Penalty for failure to collect tax at source

Similar to the provisions of tax deducted at source, section 206C provides certain items in respect of which tax is to be collected at source by the person receiving payment in respect of certain specified items. If the person required to collect tax at source fails to collect the tax, then he shall be liable to pay penalty under section 271CA. The penalty shall be levied of an amount equal to tax not collected.

Taking or accepting certain loans or deposits or specified sum in contravention of provisions of section 269SS

Section 269SS provides that no person shall take or accept loan or depositor-specified sum exceeding Rs. 20,000 by any mode other than account payee cheque or account payee demand draft or use of electricity clearing system through a bank account. Specified sum” means any sum of money receivable, whether as advance or otherwise, in relation to the transfer of an immovable property, whether or not the transfer takes place. Contravention of the provisions of section 269SS will attract penalty under section 271D. Penalty under section 271D shall be levied of an amount equal to loan or deposit taken or accepted.

Penalty on receipt of an amount of Rs. 2 lakh or more in cash

Section 269ST (as inserted by the Finance Act, 2017 with effect from 1/4/2017) provides that no person shall receive an amount of Rs. 2,00,000 or more,—

(a) in aggregate from a person in a day;

(b) in respect of a single transaction; or

(c) in respect of transactions relating to one event or occasion from a person, otherwise than by an account payee cheque or account payee bank draft or use of electronic clearing system through a bank account. However, the said restriction shall not apply to Government, any banking company, post office savings bank, co-operative bank or a person notified by the Central Government. Section 271DA provides for levy of penalty on a person who receives a sum in contravention of the provisions of section 269ST. The penalty shall be equal to the amount of such receipt. However, the penalty shall not be levied if the person proves that there were good and sufficient reasons for such contravention.

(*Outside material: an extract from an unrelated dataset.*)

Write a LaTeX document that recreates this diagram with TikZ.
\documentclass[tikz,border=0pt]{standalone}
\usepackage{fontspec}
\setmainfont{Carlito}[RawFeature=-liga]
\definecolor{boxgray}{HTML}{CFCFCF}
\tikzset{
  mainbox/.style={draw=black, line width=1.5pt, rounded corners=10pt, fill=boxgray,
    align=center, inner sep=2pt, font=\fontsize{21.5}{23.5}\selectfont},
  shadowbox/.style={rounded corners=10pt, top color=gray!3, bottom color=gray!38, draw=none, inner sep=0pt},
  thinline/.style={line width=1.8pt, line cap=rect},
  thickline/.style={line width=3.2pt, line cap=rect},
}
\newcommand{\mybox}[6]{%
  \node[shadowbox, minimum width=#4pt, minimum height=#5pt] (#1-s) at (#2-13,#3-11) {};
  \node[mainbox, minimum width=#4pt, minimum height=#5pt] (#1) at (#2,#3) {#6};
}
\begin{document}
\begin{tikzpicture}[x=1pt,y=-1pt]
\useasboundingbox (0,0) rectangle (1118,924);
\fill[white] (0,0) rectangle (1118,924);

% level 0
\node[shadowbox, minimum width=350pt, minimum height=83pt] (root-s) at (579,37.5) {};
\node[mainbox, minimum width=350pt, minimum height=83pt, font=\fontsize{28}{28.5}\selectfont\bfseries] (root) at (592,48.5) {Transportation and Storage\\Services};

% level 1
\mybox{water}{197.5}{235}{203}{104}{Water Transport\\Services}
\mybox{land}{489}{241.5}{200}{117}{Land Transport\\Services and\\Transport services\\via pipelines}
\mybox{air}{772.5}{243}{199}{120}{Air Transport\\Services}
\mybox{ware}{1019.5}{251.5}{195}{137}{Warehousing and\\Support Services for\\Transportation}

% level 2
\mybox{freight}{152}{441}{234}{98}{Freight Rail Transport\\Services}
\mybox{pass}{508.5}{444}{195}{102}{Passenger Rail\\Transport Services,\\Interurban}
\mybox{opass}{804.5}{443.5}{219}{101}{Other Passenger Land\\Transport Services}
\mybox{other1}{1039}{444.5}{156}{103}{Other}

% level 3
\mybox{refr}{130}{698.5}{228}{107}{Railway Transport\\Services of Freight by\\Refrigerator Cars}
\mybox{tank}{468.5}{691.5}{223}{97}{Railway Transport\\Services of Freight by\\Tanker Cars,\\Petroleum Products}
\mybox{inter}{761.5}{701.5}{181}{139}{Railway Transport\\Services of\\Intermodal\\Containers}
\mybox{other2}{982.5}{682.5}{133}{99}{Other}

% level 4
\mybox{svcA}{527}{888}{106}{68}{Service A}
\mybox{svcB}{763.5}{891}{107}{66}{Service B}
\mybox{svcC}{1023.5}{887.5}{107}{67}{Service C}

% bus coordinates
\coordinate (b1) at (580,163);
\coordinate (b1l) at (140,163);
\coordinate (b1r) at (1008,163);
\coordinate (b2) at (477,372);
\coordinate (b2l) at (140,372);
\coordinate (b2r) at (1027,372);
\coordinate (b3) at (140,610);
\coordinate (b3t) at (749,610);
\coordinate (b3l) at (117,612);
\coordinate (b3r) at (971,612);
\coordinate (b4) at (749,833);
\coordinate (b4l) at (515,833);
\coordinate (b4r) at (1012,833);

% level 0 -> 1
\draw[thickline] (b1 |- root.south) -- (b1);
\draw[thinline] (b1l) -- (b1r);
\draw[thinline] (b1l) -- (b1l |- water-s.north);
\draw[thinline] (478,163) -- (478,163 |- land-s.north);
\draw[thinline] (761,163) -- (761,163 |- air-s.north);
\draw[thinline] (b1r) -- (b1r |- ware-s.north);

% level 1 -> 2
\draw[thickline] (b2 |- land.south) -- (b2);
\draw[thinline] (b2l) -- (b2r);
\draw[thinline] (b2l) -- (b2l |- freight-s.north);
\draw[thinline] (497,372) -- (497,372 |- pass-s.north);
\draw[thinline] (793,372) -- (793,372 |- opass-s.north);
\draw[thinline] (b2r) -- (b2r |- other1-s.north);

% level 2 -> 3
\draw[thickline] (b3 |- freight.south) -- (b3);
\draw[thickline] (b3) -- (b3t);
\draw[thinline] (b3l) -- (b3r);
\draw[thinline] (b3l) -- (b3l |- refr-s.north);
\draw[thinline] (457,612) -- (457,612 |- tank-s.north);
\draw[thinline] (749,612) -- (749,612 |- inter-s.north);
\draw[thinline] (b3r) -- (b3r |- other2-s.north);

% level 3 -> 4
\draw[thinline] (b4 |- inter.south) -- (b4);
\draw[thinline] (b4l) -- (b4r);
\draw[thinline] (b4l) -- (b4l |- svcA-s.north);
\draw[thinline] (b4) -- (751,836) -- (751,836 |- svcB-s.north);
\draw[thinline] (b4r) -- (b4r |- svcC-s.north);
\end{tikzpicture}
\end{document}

Repaying loans or deposits or specified advance in contravention of provisions of section 269T

Section 269T provides that no person shall repay any loan or depositor-specified Advance exceeding Rs. 20,000 by any mode other than account payee cheque or account payee demand draft in the name of the person who has made the loan or deposit or paid the specified advance or by use of electricity clearing system through a bank account. “Specified advance” means any sum of money in the nature of advance, by whatever name called, in relation to the transfer of an immovable property, whether or not transfer takes place. Contravention of the provisions of section 269T will attract penalty under section 271E. Penalty under section 271E shall be a sum equal to loan or deposit or specified advance so repaid.